Osteopathy is a health profession based on medical sciences with a unique philosophy in the understanding of human anatomy and physiology. When this is applied in clinical practice, osteopathy can make profound differences to a person’s health.
The Principles of “Osteopathic Physiology” are:
Structure and function are interrelated
From the largest bone to the smallest cell, all anatomy is in constant dynamic motion. The heart beats, blood flows, lymphatic system drains and the rib cage expands and contracts with every breath. When this inherent intimate relationship between form and function is disrupted, ill health may follow. For example, in a machine when the parts are not precisely aligned it results in at best added wear or at worst complete failure. This will inadvertently hinder the machine’s ability to function. The entirety of the human body exists the way it does because every part of its anatomy fulfils a specific function. Form governs function, function governs form. Health is uncovered when form and function are perfectly expressed.
The body is a unit
The circulatory system and the nervous system exist throughout the entire body. Another significant system comprises of connective tissue called fascia, which wraps and envelops all the systems of the body. This organises the body into a unified continuous whole. No single part exists independently of the whole. When even a small part of the body is blocked, the entire organism is affected.
The body has the ability to heal itself
The body is always working to maintain homeostasis. This is a complex task requiring constant feedback and self-correction. As Osteopaths, we look to facilitate this process by removing any blockages that may hinder this process.

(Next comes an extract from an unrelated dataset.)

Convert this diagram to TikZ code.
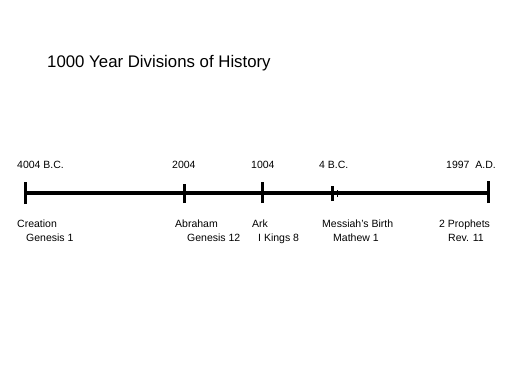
\documentclass[tikz,border=0pt]{standalone}
\usepackage{fontspec}
\setmainfont{Liberation Sans}
\usepackage{xcolor}

\tikzset{
  datelabel/.style={anchor=base west, inner sep=0pt, font=\fontsize{10.5}{12}\selectfont},
  eventlabel/.style={anchor=base west, inner sep=0pt, font=\fontsize{10.5}{12}\selectfont},
  bigtick/.style={line width=3pt},
}

\begin{document}
\begin{tikzpicture}[x=1pt,y=-1pt]
		\useasboundingbox (0,0) rectangle (512,384);

		% Title
		\node[anchor=base west, inner sep=0pt, font=\fontsize{16.8}{20}\selectfont] (title) at (47,67) {1000 Year Divisions of History};

		% Time line
		\coordinate (creation) at (25,193);
		\coordinate (abraham) at (184,193);
		\coordinate (ark) at (262,193);
		\coordinate (messiah) at (332,193);
		\coordinate (prophets) at (488,193);
		\draw[line width=3.5pt] (creation) -- (prophets);

		% Ticks
		\draw[bigtick] ([yshift=-11pt]creation) -- ([yshift=11pt]creation);
		\draw[bigtick] ([yshift=-10pt]abraham) -- ([yshift=9pt]abraham);
		\draw[bigtick] ([yshift=-10pt]ark) -- ([yshift=11pt]ark);
		\draw[bigtick] ([yshift=-8pt]messiah) -- ([yshift=7pt]messiah);
		\draw[line width=1pt] ([xshift=5pt,yshift=-4pt]messiah) -- ([xshift=5pt,yshift=3pt]messiah);
		\draw[bigtick] ([yshift=-10pt]prophets) -- ([yshift=12pt]prophets);

		% Dates
		\node[datelabel] (d1) at (17,168) {4004 B.C.};
		\node[datelabel] (d2) at (172,168) {2004};
		\node[datelabel] (d3) at (251,168) {1004};
		\node[datelabel] (d4) at (319,168) {4 B.C.};
		\node[datelabel] (d5) at (446,168) {1997\ \ A.D.};

		% Events
		\node[eventlabel] (e1) at (17,227) {Creation};
		\node[eventlabel] (e2) at (175,227) {Abraham};
		\node[eventlabel] (e3) at (252,227) {Ark};
		\node[eventlabel] (e4) at (322,227) {Messiah's Birth};
		\node[eventlabel] (e5) at (439,227) {2 Prophets};

		% References
		\node[eventlabel] (r1) at (26,241) {Genesis 1};
		\node[eventlabel] (r2) at (187,241) {Genesis 12};
		\node[eventlabel] (r3) at (258,241) {I Kings 8};
		\node[eventlabel] (r4) at (333,241) {Mathew 1};
		\node[eventlabel] (r5) at (448,241) {Rev. 11};

	\end{tikzpicture}
\end{document}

The importance of fluid dynamics
The human body is made of 70% fluid. It is contained within blood and lymphatic vessels and intra and extra cellular fluid. This fluid needs to be in continuous flow. With the occurrence of trauma, even on a cellular level, the tissue will twist, contract and compress causing an obstruction in this fluid flow. Stagnation can lead to poor nutrition and build-up of waste products. This unhealthy state of fluid motion can lead to disease. Osteopathic manipulation restores freedom in the tissue, normalises fluid flow and thus promotes normal physiological function.